OTC 2016: DNV GL-led newbuild standardization JIP enters Phase 2
DNV GL initiated a Korea-based joint industry project in 2015 that aims to develop common, globally accepted best practices for standardized offshore components and equipment in a recommended practice.
HOUSTON– DNV GL initiated a Korea-based joint industry project (JIP) in 2015 that aims to develop common, globally accepted best practices for standardized offshore components and equipment in a recommended practice. At the first day of the Offshore Technology Conference, DNV GL said that the second phase is now under way to further develop these proposed standards, named Integrated Offshore Standard Specifications (IOSS), and to test their applications.
The organization said that the JIP’s first phase focused on the constructability viewpoint and addressed items for structures, piping, and E&I. DNV GL believes cost savings in the construction of oil and gas installations are delivered by addressing variations in owner, operator, and regulatory requirements during engineering and construction phases.
It also established new proposed international standards for offshore oil and gas projects. Phase two will extend the scope to include equipment packages, documentation requirements, and procedures. The IOSS will be developed with the aim to be applied and tested against upcoming offshore development projects.
“In the current climate of low oil prices it is often difficult to sanction projects,” says Peter Bjerager, executive vice president, DNV GL - Oil & Gas Region Americas. “These new standards will contribute to lowering the cost of projects and ensuring that work moves forward. This JIP represents a new approach to standardization and is truly a global effort in the oil and gas industry. Phase one provided promising results that if successfully applied will push forward projects that may otherwise be put on hold.”
In all, Phase two of the JIP will include a about 15 global partners, of which the majority operates in the Americas. These partners include oil majors, fabricators, classifications societies, shipyards, and engineering companies.
A signing ceremony for the second phase of this project will also take place at OTC on May 4.
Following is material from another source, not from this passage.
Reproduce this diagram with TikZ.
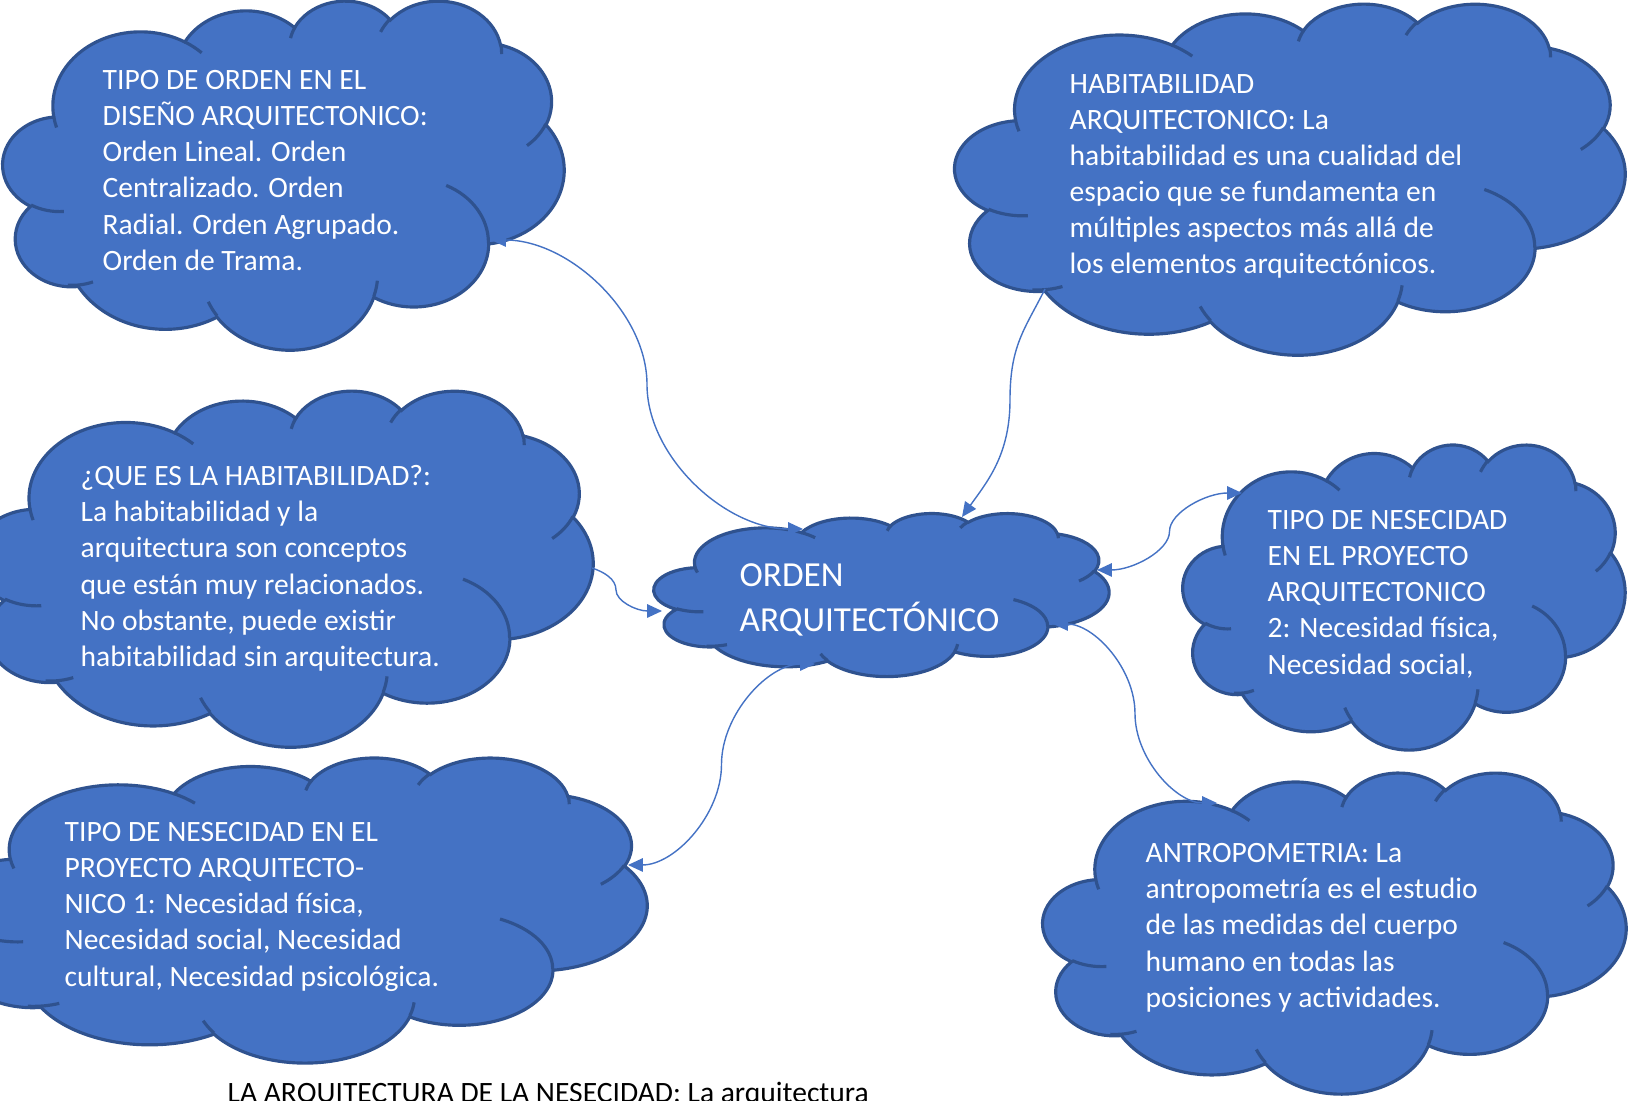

“Designers, yards, and suppliers work more efficiently when projects apply standards with which all players are experienced,” said Petter Ellingsen, Group Leader Offshore Risk Advisory - Korea, DNV GL - Oil & Gas. “Our ambition is to establish a standard for oil and gas projects that builds on a well-established approach for classification. Industry estimates for potential cost savings on construction of installations range well into double-figure percentages.”